**EXERCISE GOAL:** All of the listing below must be repeated word for word. Pictures are the only thing to omit.
* begin RECORDS TO PROCESS *
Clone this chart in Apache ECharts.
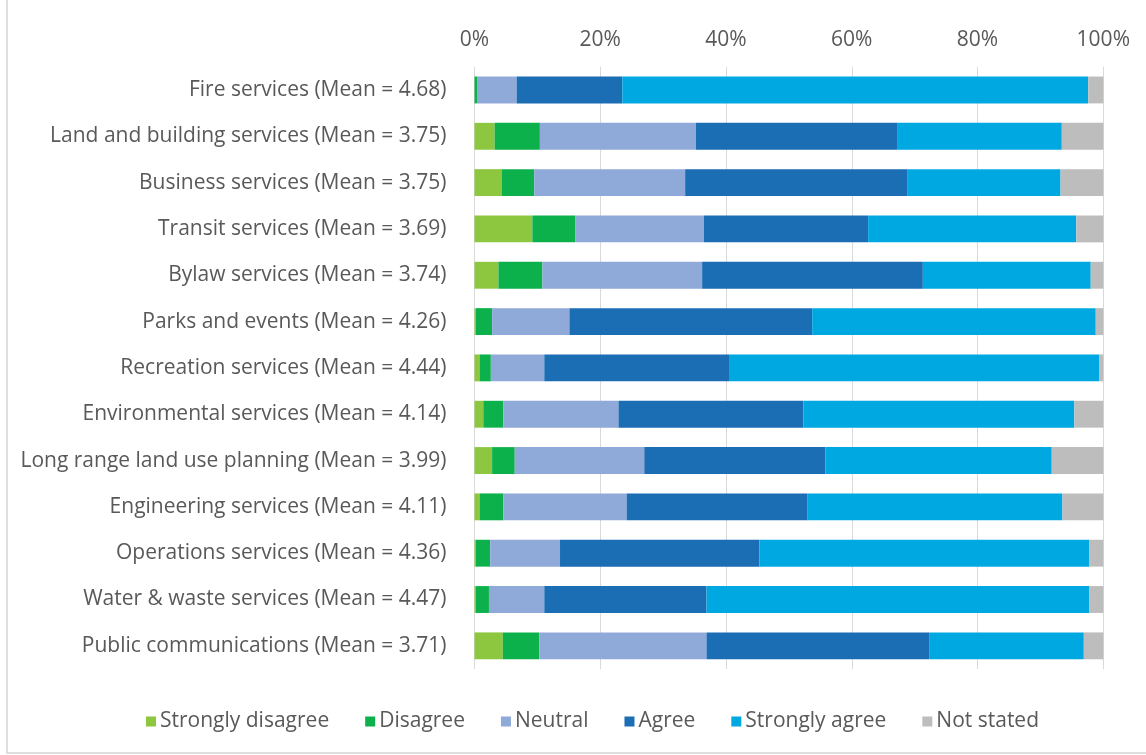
<!DOCTYPE html>
<html>
<head>
<meta charset="utf-8">
<title>Service satisfaction</title>
<script src="https://cdn.jsdelivr.net/npm/echarts@6/dist/echarts.min.js"></script>
<style>
  html, body { margin: 0; padding: 0; background: #ffffff; }
  #chart { width: 1146px; height: 755px; }
</style>
</head>
<body>
<div id="chart"></div>
<script>
// Services, top to bottom
const categories = [
  'Fire services (Mean = 4.68)',
  'Land and building services (Mean = 3.75)',
  'Business services (Mean = 3.75)',
  'Transit services (Mean = 3.69)',
  'Bylaw services (Mean = 3.74)',
  'Parks and events (Mean = 4.26)',
  'Recreation services (Mean = 4.44)',
  'Environmental services (Mean = 4.14)',
  'Long range land use planning (Mean = 3.99)',
  'Engineering services (Mean = 4.11)',
  'Operations services (Mean = 4.36)',
  'Water & waste services (Mean = 4.47)',
  'Public communications (Mean = 3.71)'
];

// Response shares (%) per service
const stronglyDisagree = [0.0, 3.2, 4.3, 9.2, 3.8, 0.2, 0.8, 1.4, 2.8, 0.8, 0.2, 0.2, 4.5];
const disagree         = [0.4, 7.2, 5.2, 6.8, 7.0, 2.6, 1.8, 3.2, 3.6, 3.8, 2.3, 2.1, 5.8];
const neutral          = [6.3, 24.8, 24.0, 20.5, 25.4, 12.3, 8.5, 18.3, 20.6, 19.6, 11.1, 8.8, 26.6];
const agree            = [16.8, 32.0, 35.3, 26.1, 35.1, 38.6, 29.5, 29.4, 28.8, 28.7, 31.7, 25.8, 35.4];
const stronglyAgree    = [74.1, 26.2, 24.4, 33.1, 26.7, 45.1, 58.8, 43.1, 36.0, 40.6, 52.5, 60.9, 24.6];
const notStated        = [2.4, 6.6, 6.8, 4.3, 2.0, 1.2, 0.6, 4.6, 8.2, 6.5, 2.2, 2.2, 3.1];

const axisTicks = [0, 20, 40, 60, 80, 100];

const seriesDefs = [
  { name: 'Strongly disagree', data: stronglyDisagree, color: '#8dc63f' },
  { name: 'Disagree',          data: disagree,         color: '#0db14b' },
  { name: 'Neutral',           data: neutral,          color: '#8fa9d9' },
  { name: 'Agree',             data: agree,            color: '#1b6db4' },
  { name: 'Strongly agree',    data: stronglyAgree,    color: '#00a8e2' },
  { name: 'Not stated',        data: notStated,        color: '#bdbdbd' }
];

const FONT = 'Open Sans';
const TEXT = '#595959';
const FS = 21;

const chart = echarts.init(document.getElementById('chart'), null, { renderer: 'canvas' });

chart.setOption({
  backgroundColor: '#ffffff',
  animation: false,
  textStyle: { fontFamily: FONT, color: TEXT },
  graphic: [{
    type: 'rect',
    shape: { x: 7, y: -10, width: 1200, height: 763 },
    style: { fill: 'none', stroke: '#d4d4d4', lineWidth: 1.5 },
    silent: true
  }],
  legend: {
    left: 141,
    top: 706,
    itemWidth: 10,
    itemHeight: 10,
    itemGap: 36,
    icon: 'rect',
    textStyle: { fontFamily: FONT, fontSize: FS, color: TEXT, padding: [0, 0, 0, -1] },
    data: seriesDefs.map(s => s.name)
  },
  grid: { left: 474.5, right: 42.7, top: 66.8, bottom: 86, containLabel: false },
  xAxis: {
    type: 'value',
    position: 'top',
    min: 0,
    max: 100,
    interval: 20,
    axisLine: { show: false },
    axisTick: { show: false },
    splitLine: { show: true, lineStyle: { color: '#d9d9d9', width: 1 } },
    axisLabel: {
      fontFamily: FONT,
      fontSize: FS,
      color: TEXT,
      margin: 16,
      formatter: v => (axisTicks.includes(v) ? v + '%' : '')
    }
  },
  yAxis: {
    type: 'category',
    inverse: true,
    data: categories,
    axisLine: { show: false },
    axisTick: { show: false },
    splitLine: { show: false },
    axisLabel: { fontFamily: FONT, fontSize: FS, color: TEXT, margin: 28 }
  },
  series: seriesDefs.map(s => ({
    name: s.name,
    type: 'bar',
    stack: 'total',
    barWidth: '58%',
    itemStyle: { color: s.color },
    data: s.data
  }))
});
</script>
</body>
</html>
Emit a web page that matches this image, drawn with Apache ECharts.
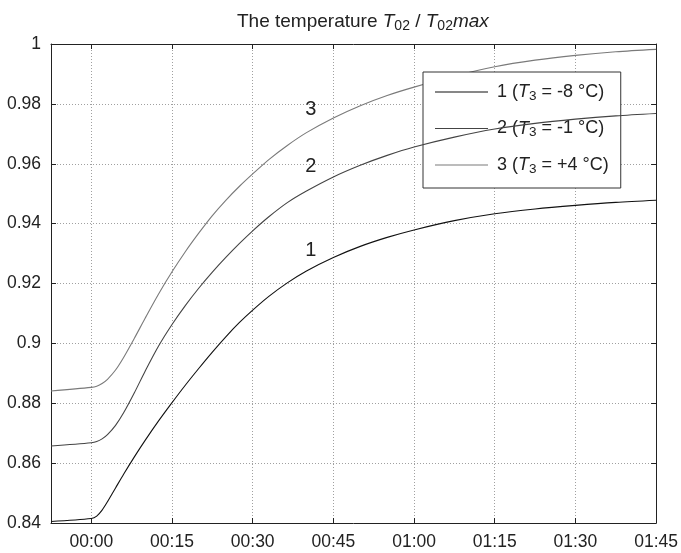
* end RECORDS TO PROCESS *
**THE RESPONSE:**
Clone this chart in Apache ECharts.
<!DOCTYPE html>
<html>
<head>
<meta charset="utf-8">
<title>Service satisfaction</title>
<script src="https://cdn.jsdelivr.net/npm/echarts@6/dist/echarts.min.js"></script>
<style>
  html, body { margin: 0; padding: 0; background: #ffffff; }
  #chart { width: 1146px; height: 755px; }
</style>
</head>
<body>
<div id="chart"></div>
<script>
// Services, top to bottom
const categories = [
  'Fire services (Mean = 4.68)',
  'Land and building services (Mean = 3.75)',
  'Business services (Mean = 3.75)',
  'Transit services (Mean = 3.69)',
  'Bylaw services (Mean = 3.74)',
  'Parks and events (Mean = 4.26)',
  'Recreation services (Mean = 4.44)',
  'Environmental services (Mean = 4.14)',
  'Long range land use planning (Mean = 3.99)',
  'Engineering services (Mean = 4.11)',
  'Operations services (Mean = 4.36)',
  'Water & waste services (Mean = 4.47)',
  'Public communications (Mean = 3.71)'
];

// Response shares (%) per service
const stronglyDisagree = [0.0, 3.2, 4.3, 9.2, 3.8, 0.2, 0.8, 1.4, 2.8, 0.8, 0.2, 0.2, 4.5];
const disagree         = [0.4, 7.2, 5.2, 6.8, 7.0, 2.6, 1.8, 3.2, 3.6, 3.8, 2.3, 2.1, 5.8];
const neutral          = [6.3, 24.8, 24.0, 20.5, 25.4, 12.3, 8.5, 18.3, 20.6, 19.6, 11.1, 8.8, 26.6];
const agree            = [16.8, 32.0, 35.3, 26.1, 35.1, 38.6, 29.5, 29.4, 28.8, 28.7, 31.7, 25.8, 35.4];
const stronglyAgree    = [74.1, 26.2, 24.4, 33.1, 26.7, 45.1, 58.8, 43.1, 36.0, 40.6, 52.5, 60.9, 24.6];
const notStated        = [2.4, 6.6, 6.8, 4.3, 2.0, 1.2, 0.6, 4.6, 8.2, 6.5, 2.2, 2.2, 3.1];

const axisTicks = [0, 20, 40, 60, 80, 100];

const seriesDefs = [
  { name: 'Strongly disagree', data: stronglyDisagree, color: '#8dc63f' },
  { name: 'Disagree',          data: disagree,         color: '#0db14b' },
  { name: 'Neutral',           data: neutral,          color: '#8fa9d9' },
  { name: 'Agree',             data: agree,            color: '#1b6db4' },
  { name: 'Strongly agree',    data: stronglyAgree,    color: '#00a8e2' },
  { name: 'Not stated',        data: notStated,        color: '#bdbdbd' }
];

const FONT = 'Open Sans';
const TEXT = '#595959';
const FS = 21;

const chart = echarts.init(document.getElementById('chart'), null, { renderer: 'canvas' });

chart.setOption({
  backgroundColor: '#ffffff',
  animation: false,
  textStyle: { fontFamily: FONT, color: TEXT },
  graphic: [{
    type: 'rect',
    shape: { x: 7, y: -10, width: 1200, height: 763 },
    style: { fill: 'none', stroke: '#d4d4d4', lineWidth: 1.5 },
    silent: true
  }],
  legend: {
    left: 141,
    top: 706,
    itemWidth: 10,
    itemHeight: 10,
    itemGap: 36,
    icon: 'rect',
    textStyle: { fontFamily: FONT, fontSize: FS, color: TEXT, padding: [0, 0, 0, -1] },
    data: seriesDefs.map(s => s.name)
  },
  grid: { left: 474.5, right: 42.7, top: 66.8, bottom: 86, containLabel: false },
  xAxis: {
    type: 'value',
    position: 'top',
    min: 0,
    max: 100,
    interval: 20,
    axisLine: { show: false },
    axisTick: { show: false },
    splitLine: { show: true, lineStyle: { color: '#d9d9d9', width: 1 } },
    axisLabel: {
      fontFamily: FONT,
      fontSize: FS,
      color: TEXT,
      margin: 16,
      formatter: v => (axisTicks.includes(v) ? v + '%' : '')
    }
  },
  yAxis: {
    type: 'category',
    inverse: true,
    data: categories,
    axisLine: { show: false },
    axisTick: { show: false },
    splitLine: { show: false },
    axisLabel: { fontFamily: FONT, fontSize: FS, color: TEXT, margin: 28 }
  },
  series: seriesDefs.map(s => ({
    name: s.name,
    type: 'bar',
    stack: 'total',
    barWidth: '58%',
    itemStyle: { color: s.color },
    data: s.data
  }))
});
</script>
</body>
</html>
Emit a web page that matches this image, drawn with Apache ECharts.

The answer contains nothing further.